The pinwheel was never meant to solve the problem. It was meant to signal it. The issue is we’ve gotten comfortable stopping at the signal. We’ve created a moment in April where we acknowledge the issue, post about it, maybe attend an event—and then move on. Meanwhile, nothing materially changes for too many kids when the calendar flips to May.

“Awareness is the first step, but action is what creates change.”

If we’re serious about prevention, the conversation must move upstream before abuse, neglect, or a child is removed from their home. That means investing in families early by providing access to mental health, parenting support, stable housing, and real community connection. It means building foster care capacity, because in many places today, there are simply not enough homes for the number of children who need them. It means aligning schools, nonprofits, churches, and businesses around a shared responsibility, not passing the problem off to “the system,” but owning it as a community issue. And it means holding ourselves accountable to outcomes.

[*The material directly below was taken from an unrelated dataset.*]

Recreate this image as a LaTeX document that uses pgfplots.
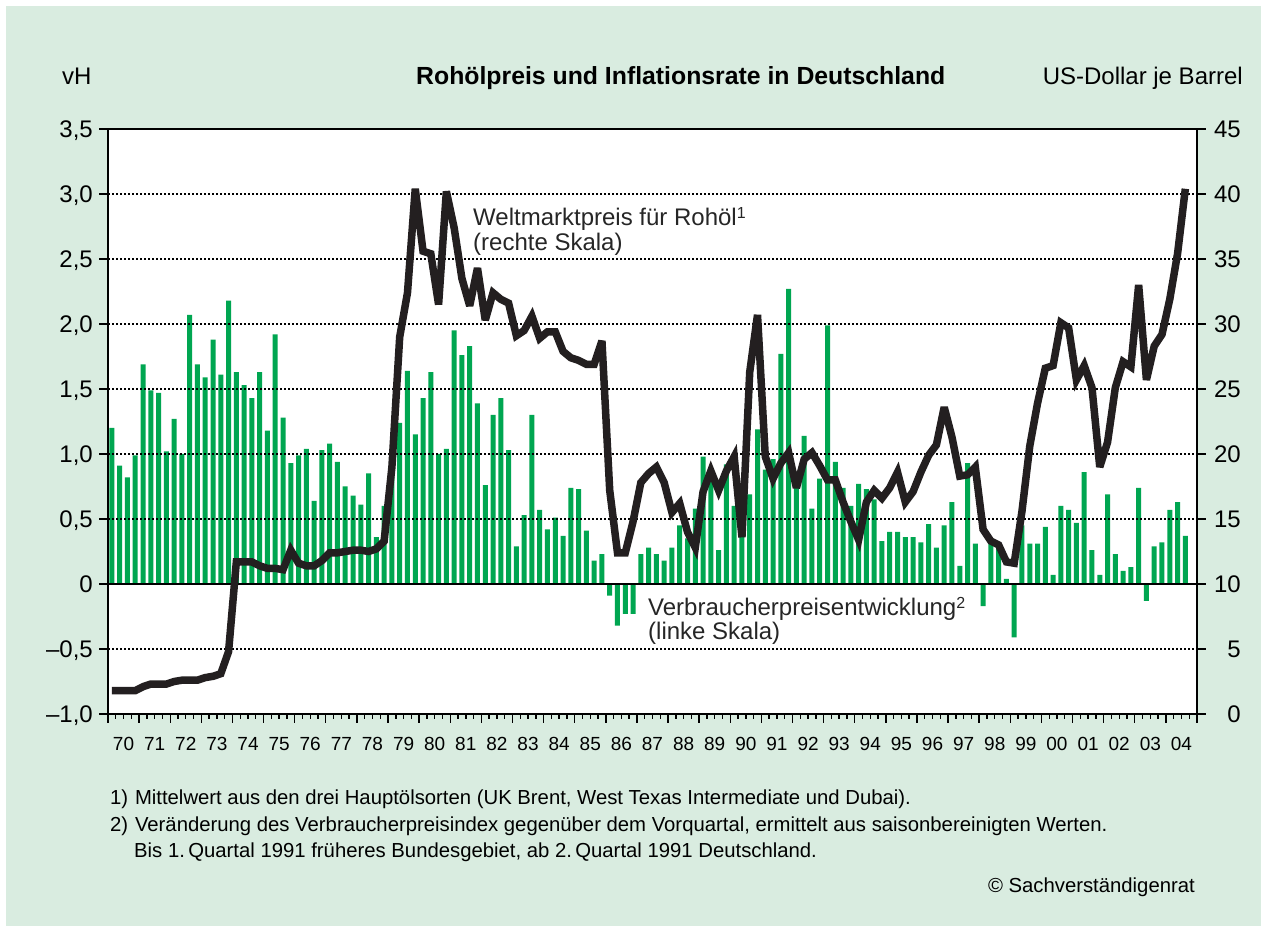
\documentclass[border=0pt]{standalone}
\usepackage{pgfplots}
\usepackage{pgfplotstable}
\pgfplotsset{compat=1.18}
\usepackage{fontspec}
\setmainfont{Liberation Sans}
\definecolor{bgGreen}{RGB}{217,236,224}
\definecolor{barGreen}{RGB}{0,166,81}
\definecolor{lineBlack}{RGB}{35,31,32}
\newcommand{\fnsup}[1]{\raisebox{7pt}{\fontsize{16}{16}\selectfont #1}}

\pgfplotstableread{
q infl oil
0 1.20 1.8
1 0.91 1.8
2 0.82 1.8
3 0.99 1.8
4 1.69 2.1
5 1.49 2.3
6 1.47 2.3
7 1.02 2.3
8 1.27 2.5
9 1.00 2.6
10 2.07 2.6
11 1.69 2.6
12 1.59 2.8
13 1.88 2.9
14 1.61 3.1
15 2.18 4.8
16 1.63 11.7
17 1.53 11.7
18 1.43 11.7
19 1.63 11.4
20 1.18 11.2
21 1.92 11.2
22 1.28 11.1
23 0.93 12.6
24 0.99 11.6
25 1.04 11.4
26 0.64 11.4
27 1.03 11.8
28 1.08 12.4
29 0.94 12.4
30 0.75 12.5
31 0.68 12.6
32 0.61 12.6
33 0.85 12.5
34 0.36 12.7
35 0.60 13.3
36 0.90 19.0
37 1.24 29.0
38 1.64 32.4
39 1.15 40.4
40 1.43 35.6
41 1.63 35.4
42 1.00 31.5
43 1.04 40.2
44 1.95 37.4
45 1.76 33.5
46 1.83 31.4
47 1.39 34.3
48 0.76 30.3
49 1.30 32.4
50 1.43 31.9
51 1.03 31.6
52 0.29 29.1
53 0.53 29.5
54 1.30 30.6
55 0.57 28.9
56 0.42 29.4
57 0.51 29.4
58 0.37 27.9
59 0.74 27.4
60 0.73 27.2
61 0.41 26.9
62 0.18 26.9
63 0.23 28.7
64 -0.09 17.2
65 -0.32 12.4
66 -0.23 12.4
67 -0.23 14.8
68 0.23 17.8
69 0.28 18.5
70 0.23 19.0
71 0.18 17.8
72 0.28 15.5
73 0.45 16.2
74 0.35 14.0
75 0.58 12.8
76 0.98 17.1
77 0.85 18.7
78 0.26 17.2
79 0.92 18.7
80 0.60 19.8
81 0.55 13.6
82 0.69 26.3
83 1.19 30.7
84 0.88 19.8
85 0.96 18.1
86 1.77 19.3
87 2.27 20.1
88 0.80 17.4
89 1.14 19.6
90 0.58 20.1
91 0.81 19.1
92 1.99 18.0
93 0.94 18.0
94 0.74 16.3
95 0.60 14.8
96 0.77 13.4
97 0.73 16.3
98 0.65 17.2
99 0.33 16.6
100 0.40 17.4
101 0.40 18.6
102 0.36 16.3
103 0.36 17.1
104 0.32 18.6
105 0.46 19.9
106 0.28 20.7
107 0.45 23.6
108 0.63 21.3
109 0.14 18.3
110 0.93 18.4
111 0.31 19.0
112 -0.17 14.2
113 0.31 13.3
114 0.31 13.0
115 0.04 11.7
116 -0.41 11.6
117 0.45 15.6
118 0.31 20.6
119 0.31 23.9
120 0.44 26.6
121 0.07 26.8
122 0.60 30.1
123 0.57 29.7
124 0.47 25.7
125 0.86 26.8
126 0.26 25.1
127 0.07 19.0
128 0.69 20.9
129 0.23 25.1
130 0.10 27.1
131 0.13 26.7
132 0.74 33.0
133 -0.13 25.7
134 0.29 28.3
135 0.32 29.2
136 0.57 31.9
137 0.63 35.4
138 0.37 40.4
}\datatable

\begin{document}
\begin{tikzpicture}[x=1pt,y=1pt]
\fill[white] (0,0) rectangle (1267,932);
\fill[bgGreen] (6,6) rectangle (1261,926);
\begin{axis}[
  at={(108pt,218pt)}, anchor=south west,
  width=1089pt, height=585pt, scale only axis,
  xmin=-0.5, xmax=139.5, ymin=-1, ymax=3.5,
  axis background/.style={fill=white},
  axis on top,
  axis line style={line width=1.8pt, black},
  ymajorgrids,
  major grid style={line width=1.5pt, black, dash pattern=on 2pt off 2pt},
  ytick={-1,-0.5,0,0.5,1,1.5,2,2.5,3,3.5},
  yticklabels={{–1,0},{–0,5},0,{0,5},{1,0},{1,5},{2,0},{2,5},{3,0},{3,5}},
  yticklabel style={font=\fontsize{24}{24}\selectfont, inner sep=0pt, anchor=east, text height=17pt, text depth=0pt, xshift=-6pt},
  ytick pos=left, xtick pos=left,
  tick align=outside,
  major tick length=9pt, minor tick length=5pt,
  tick style={line width=1.4pt, black},
  xtick={-0.5,3.5,...,139.5},
  xticklabels={},
  minor x tick num=3,
  extra x ticks={1.5,5.5,...,137.5},
  extra x tick labels={70,71,72,73,74,75,76,77,78,79,80,81,82,83,84,85,86,87,88,89,90,91,92,93,94,95,96,97,98,99,00,01,02,03,04},
  extra x tick style={major tick length=0pt, grid=none,
    xticklabel style={font=\fontsize{19}{19}\selectfont, inner sep=0pt, anchor=north, text height=14pt, text depth=0pt, yshift=-22pt}},
]
\addplot[ybar, bar width=5pt, fill=barGreen, draw=none] table[x=q, y=infl] {\datatable};
\draw[line width=1.8pt, black] (axis cs:-0.5,0) -- (axis cs:139.5,0);
\end{axis}
\begin{axis}[
  at={(108pt,218pt)}, anchor=south west,
  width=1089pt, height=585pt, scale only axis,
  xmin=-0.5, xmax=139.5, ymin=0, ymax=45,
  axis y line*=right, axis x line=none,
  y axis line style={line width=1.8pt, black},
  ytick={0,5,...,45},
  yticklabels={0,5,10,15,20,25,30,35,40,45},
  yticklabel style={font=\fontsize{24}{24}\selectfont, inner sep=0pt, anchor=east, text height=17pt, text depth=0pt, xshift=35pt},
  tick align=outside, major tick length=9pt,
  tick style={line width=1.4pt, black},
]
\addplot[lineBlack, line width=7.5pt, line join=miter, miter limit=4] table[x=q, y=oil] {\datatable};
\end{axis}
\node[anchor=base west, inner sep=0pt, font=\fontsize{24}{24}\selectfont] at (62,847) {vH};
\node[anchor=base west, inner sep=0pt, font=\fontsize{24.8}{24.8}\selectfont\bfseries] at (416,847) {Rohölpreis und Inflationsrate in Deutschland};
\node[anchor=base east, inner sep=0pt, font=\fontsize{24}{24}\selectfont] at (1243,847) {US-Dollar je Barrel};
\node[anchor=base west, inner sep=0pt, font=\fontsize{24}{24}\selectfont, text=black!85] at (473,706) {Weltmarktpreis für Rohöl\fnsup{1}};
\node[anchor=base west, inner sep=0pt, font=\fontsize{24}{24}\selectfont, text=black!85] at (473,681) {(rechte Skala)};
\node[anchor=base west, inner sep=0pt, font=\fontsize{24}{24}\selectfont, text=black!85] at (648,316) {Verbraucherpreisentwicklung\fnsup{2}};
\node[anchor=base west, inner sep=0pt, font=\fontsize{24}{24}\selectfont, text=black!85] at (648,292) {(linke Skala)};
\node[anchor=base west, inner sep=0pt, font=\fontsize{20.3}{20.3}\selectfont] at (110,127) {1)\,\,Mittelwert aus den drei Hauptölsorten (UK Brent, West Texas Intermediate und Dubai).};
\node[anchor=base west, inner sep=0pt, font=\fontsize{20.3}{20.3}\selectfont] at (110,100) {2)\,\,Veränderung des Verbraucherpreisindex gegenüber dem Vorquartal, ermittelt aus saisonbereinigten Werten.};
\node[anchor=base west, inner sep=0pt, font=\fontsize{20.3}{20.3}\selectfont] at (134,74) {Bis 1.\,Quartal 1991 früheres Bundesgebiet, ab 2.\,Quartal 1991 Deutschland.};
\node[anchor=base east, inner sep=0pt, font=\fontsize{20.3}{20.3}\selectfont] at (1195,39) {© Sachverständigenrat};
\end{tikzpicture}
\end{document}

At Thompson, this is the work we do every single day. It’s recruiting and supporting foster families so more children have a place to go. It’s strengthening families before crisis so fewer children ever enter care. It’s building programs focused on stability, healing, and long-term outcomes. Because prevention doesn’t happen in a month. It happens through consistent, intentional action over time.

“It is easier to build strong children than to repair broken men.”
— Frederick Douglass

So, plant the pinwheel. Wear the blue. Share the post. But don’t let it be the end of the conversation; let it be the starting point. Because awareness without action is just noise, and this issue is too important for noise.

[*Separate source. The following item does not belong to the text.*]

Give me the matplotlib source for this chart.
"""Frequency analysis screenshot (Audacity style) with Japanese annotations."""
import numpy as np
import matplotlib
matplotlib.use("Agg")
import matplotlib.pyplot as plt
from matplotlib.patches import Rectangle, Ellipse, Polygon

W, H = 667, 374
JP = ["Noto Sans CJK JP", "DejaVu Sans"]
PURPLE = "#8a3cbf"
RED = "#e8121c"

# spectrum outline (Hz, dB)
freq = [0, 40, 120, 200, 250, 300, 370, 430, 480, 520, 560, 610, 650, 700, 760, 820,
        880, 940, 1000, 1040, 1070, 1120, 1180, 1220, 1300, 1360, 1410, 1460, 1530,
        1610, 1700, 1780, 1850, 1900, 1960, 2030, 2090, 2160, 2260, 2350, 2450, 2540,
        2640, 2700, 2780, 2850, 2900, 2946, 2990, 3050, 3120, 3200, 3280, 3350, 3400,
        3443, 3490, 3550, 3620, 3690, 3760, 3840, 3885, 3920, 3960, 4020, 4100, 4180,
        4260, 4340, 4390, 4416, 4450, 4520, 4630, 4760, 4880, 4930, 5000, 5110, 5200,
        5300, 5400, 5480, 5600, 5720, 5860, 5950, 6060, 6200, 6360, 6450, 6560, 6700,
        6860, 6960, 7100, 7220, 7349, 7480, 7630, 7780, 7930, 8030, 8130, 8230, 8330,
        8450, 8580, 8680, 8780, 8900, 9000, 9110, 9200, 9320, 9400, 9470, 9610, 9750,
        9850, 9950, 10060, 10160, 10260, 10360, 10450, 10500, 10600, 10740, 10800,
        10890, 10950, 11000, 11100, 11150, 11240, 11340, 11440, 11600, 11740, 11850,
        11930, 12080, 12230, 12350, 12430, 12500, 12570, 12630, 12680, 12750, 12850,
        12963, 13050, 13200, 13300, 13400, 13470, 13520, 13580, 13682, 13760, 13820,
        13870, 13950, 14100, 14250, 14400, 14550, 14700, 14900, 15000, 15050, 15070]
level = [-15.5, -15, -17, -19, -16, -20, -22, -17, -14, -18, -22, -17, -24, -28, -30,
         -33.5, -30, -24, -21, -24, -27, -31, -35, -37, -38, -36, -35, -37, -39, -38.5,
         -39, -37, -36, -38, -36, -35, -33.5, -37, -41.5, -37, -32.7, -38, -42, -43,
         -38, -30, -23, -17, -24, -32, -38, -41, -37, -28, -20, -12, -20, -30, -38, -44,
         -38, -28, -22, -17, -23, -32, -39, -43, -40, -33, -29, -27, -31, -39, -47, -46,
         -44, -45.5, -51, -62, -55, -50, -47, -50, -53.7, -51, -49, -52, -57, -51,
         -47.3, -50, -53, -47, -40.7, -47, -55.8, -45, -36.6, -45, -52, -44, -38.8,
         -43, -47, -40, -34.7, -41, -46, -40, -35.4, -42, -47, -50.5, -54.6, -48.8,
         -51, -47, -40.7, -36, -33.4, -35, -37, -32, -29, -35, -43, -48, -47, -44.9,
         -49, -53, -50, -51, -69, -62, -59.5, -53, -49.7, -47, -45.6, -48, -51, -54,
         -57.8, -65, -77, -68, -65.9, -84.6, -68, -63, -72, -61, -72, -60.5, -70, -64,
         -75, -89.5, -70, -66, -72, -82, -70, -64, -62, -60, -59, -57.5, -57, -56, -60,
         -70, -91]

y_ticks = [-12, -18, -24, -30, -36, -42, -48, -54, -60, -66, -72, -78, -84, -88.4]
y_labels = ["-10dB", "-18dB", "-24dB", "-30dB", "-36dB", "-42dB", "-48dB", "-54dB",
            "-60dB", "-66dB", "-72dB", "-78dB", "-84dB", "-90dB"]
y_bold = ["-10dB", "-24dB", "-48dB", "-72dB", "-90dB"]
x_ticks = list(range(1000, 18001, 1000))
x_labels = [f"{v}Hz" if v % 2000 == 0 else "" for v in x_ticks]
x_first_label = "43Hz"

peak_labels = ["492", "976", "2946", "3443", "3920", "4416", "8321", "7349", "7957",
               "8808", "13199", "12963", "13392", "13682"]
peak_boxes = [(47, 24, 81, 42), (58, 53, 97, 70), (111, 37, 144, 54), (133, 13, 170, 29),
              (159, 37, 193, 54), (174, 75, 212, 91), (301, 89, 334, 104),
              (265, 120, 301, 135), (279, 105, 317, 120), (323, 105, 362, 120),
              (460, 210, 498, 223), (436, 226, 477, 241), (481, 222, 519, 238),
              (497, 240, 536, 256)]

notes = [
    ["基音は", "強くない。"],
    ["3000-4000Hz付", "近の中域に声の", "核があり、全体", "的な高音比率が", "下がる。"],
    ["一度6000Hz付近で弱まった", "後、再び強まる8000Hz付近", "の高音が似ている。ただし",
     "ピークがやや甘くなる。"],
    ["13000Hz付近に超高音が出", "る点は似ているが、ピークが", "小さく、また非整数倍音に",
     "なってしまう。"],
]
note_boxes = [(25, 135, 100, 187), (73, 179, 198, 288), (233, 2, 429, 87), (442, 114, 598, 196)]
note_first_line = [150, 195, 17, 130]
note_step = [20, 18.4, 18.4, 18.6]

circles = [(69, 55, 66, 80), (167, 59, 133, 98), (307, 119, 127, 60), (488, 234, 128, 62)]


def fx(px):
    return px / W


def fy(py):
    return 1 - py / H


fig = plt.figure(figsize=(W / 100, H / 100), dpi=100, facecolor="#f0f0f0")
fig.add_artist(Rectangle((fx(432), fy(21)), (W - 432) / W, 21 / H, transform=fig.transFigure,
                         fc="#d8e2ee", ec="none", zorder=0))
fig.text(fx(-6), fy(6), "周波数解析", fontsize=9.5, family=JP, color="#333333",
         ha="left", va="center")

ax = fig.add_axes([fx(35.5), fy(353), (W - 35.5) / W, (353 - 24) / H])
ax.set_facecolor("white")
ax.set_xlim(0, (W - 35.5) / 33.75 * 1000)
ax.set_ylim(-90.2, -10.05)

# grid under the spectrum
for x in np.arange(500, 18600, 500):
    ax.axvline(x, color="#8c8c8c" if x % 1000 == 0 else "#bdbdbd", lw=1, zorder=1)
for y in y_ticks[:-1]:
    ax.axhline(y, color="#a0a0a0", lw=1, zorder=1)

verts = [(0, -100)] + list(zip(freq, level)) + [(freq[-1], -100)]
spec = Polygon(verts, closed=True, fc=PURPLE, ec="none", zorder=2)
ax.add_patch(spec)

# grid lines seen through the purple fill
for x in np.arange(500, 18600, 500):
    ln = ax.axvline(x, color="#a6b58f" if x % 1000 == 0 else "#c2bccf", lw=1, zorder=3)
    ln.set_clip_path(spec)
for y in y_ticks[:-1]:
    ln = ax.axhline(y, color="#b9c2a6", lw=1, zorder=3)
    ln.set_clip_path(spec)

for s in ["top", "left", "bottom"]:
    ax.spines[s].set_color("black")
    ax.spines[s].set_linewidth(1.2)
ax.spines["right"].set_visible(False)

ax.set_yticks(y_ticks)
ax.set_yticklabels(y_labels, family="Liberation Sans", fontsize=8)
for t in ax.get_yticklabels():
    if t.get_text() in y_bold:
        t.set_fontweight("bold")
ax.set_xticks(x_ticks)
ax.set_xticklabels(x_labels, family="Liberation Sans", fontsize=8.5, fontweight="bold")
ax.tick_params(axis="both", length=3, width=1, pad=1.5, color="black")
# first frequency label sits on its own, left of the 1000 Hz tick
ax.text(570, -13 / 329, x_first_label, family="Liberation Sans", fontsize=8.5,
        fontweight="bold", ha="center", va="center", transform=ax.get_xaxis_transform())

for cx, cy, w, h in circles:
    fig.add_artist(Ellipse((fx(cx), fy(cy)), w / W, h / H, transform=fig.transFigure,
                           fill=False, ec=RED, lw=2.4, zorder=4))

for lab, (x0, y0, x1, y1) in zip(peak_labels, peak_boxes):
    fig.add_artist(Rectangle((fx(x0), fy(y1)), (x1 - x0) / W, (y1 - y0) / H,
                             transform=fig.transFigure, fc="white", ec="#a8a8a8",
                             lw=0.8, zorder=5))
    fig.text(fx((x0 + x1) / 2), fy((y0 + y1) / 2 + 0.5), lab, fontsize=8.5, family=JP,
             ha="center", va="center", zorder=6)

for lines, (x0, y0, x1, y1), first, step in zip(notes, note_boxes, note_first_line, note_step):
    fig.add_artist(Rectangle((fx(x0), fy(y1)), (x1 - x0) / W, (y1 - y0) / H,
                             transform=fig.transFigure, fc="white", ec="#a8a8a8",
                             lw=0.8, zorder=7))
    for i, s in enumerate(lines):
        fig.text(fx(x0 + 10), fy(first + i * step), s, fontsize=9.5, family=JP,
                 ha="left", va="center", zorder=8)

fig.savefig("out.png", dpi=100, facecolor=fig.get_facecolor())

If you’re reading this, there’s a role for you to play. You can become a foster parent. You can support a family before they reach crisis. You can partner with Thompson as a volunteer, donor, or corporate partner to help build the capacity that prevents abuse. You can use your platform, your business, your influence to move this conversation beyond awareness and into action.

Because this isn’t someone else’s problem to solve. It’s ours.

And if we get this right — not just in April, but every day — we don’t just raise awareness. We change outcomes for children and families.

That’s the goal.

Not more pinwheels. More prevention.